Here is a link to the differences between the teachings of Peter and Paul: http://graceambassadors.com/midacts/list-petervspaul One that I think highlights their differences is Peter’s view that “Salvation and the law; justification by faith in Jesus as the Messiah accompanied by necessary works.” Whereas Paul said, “Salvation apart from the law; justification by faith alone in the cross work of Jesus Christ.” Also their view of the church. Peter thought “Separation between the Jew and Gentile; Israel is God’s chosen people. Gentiles blessed through Israel.” while Paul’s view was “No longer Jew nor Gentile but all are part of a new creature in Christ called his Body.” Another view on this is given by Pastor Mike Schroeder of the Amazing Grace Bible Study Community gives his interpretation of the differences between Peter and Paul that was quite interesting at the following link: http://www.agbsf.com/The-Ministries-of-Peter-and-Paul/
We are finishing Thessalonians today and we will start Galatians next week. Paul made a point of saying that he had paid his own way while he had been with them. He didn’t depend on them for his meals or lodging. Tom raised a question about whether Paul wrote this chapter. Mark responded that most of the time people thought he dictated his letters and someone else actually wrote them down. But in this case, it sounds like someone different wrote them down and so possible Paul actually wrote the conclusion of the letter. Some people think that there is a different teaching on the second coming compared to that of I Thessalonians, but aspects such as I Th 5:2 are common to both. Paul suggests that people should work and not be idle.
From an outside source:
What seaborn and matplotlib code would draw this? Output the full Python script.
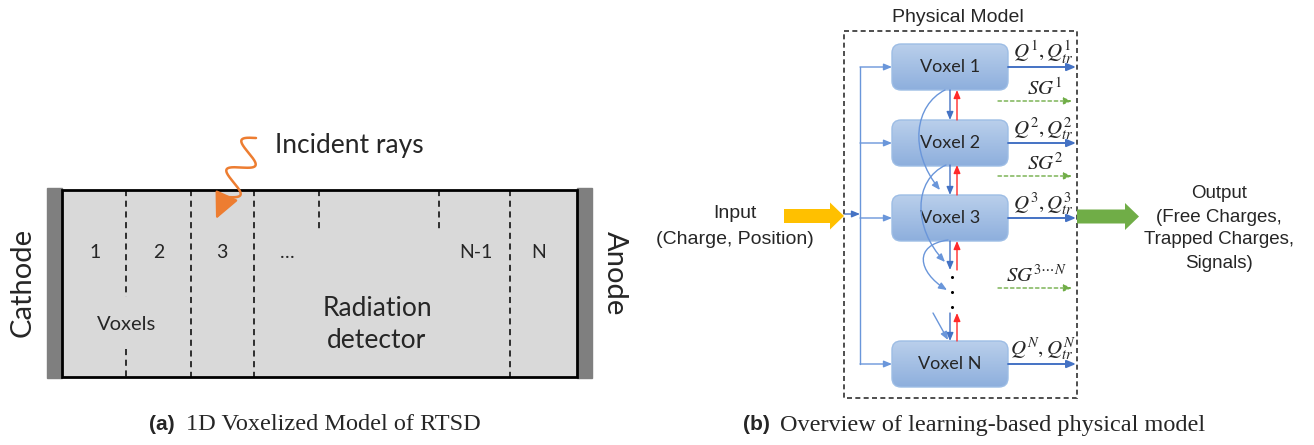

It was probably a reaction to people thinking that Jesus was coming soon again and therefore they didn’t have to worry about caring for their families and working to provide for them. Again, Paul prays that they might be delivered from wicked and evil men. There were a lot of people saying they knew the way of Jesus who were just in it for the money they could take from people. Christ gives authority to those whom He has called into the apostolic Office of the Holy Ministry and is true to His promises. We got into a discussion about humility. Tom suggested that Paul was referring to this, but didn’t really follow it himself. Tom says we need to find God’s will for us and then do it. Bill suggested that humility is being honest about yourself and using that to help others.Teach others to treat others with love and respect. Paul sometimes speaks flatteringly of himself. We have to take ourselves and use that to follow God’s will for us.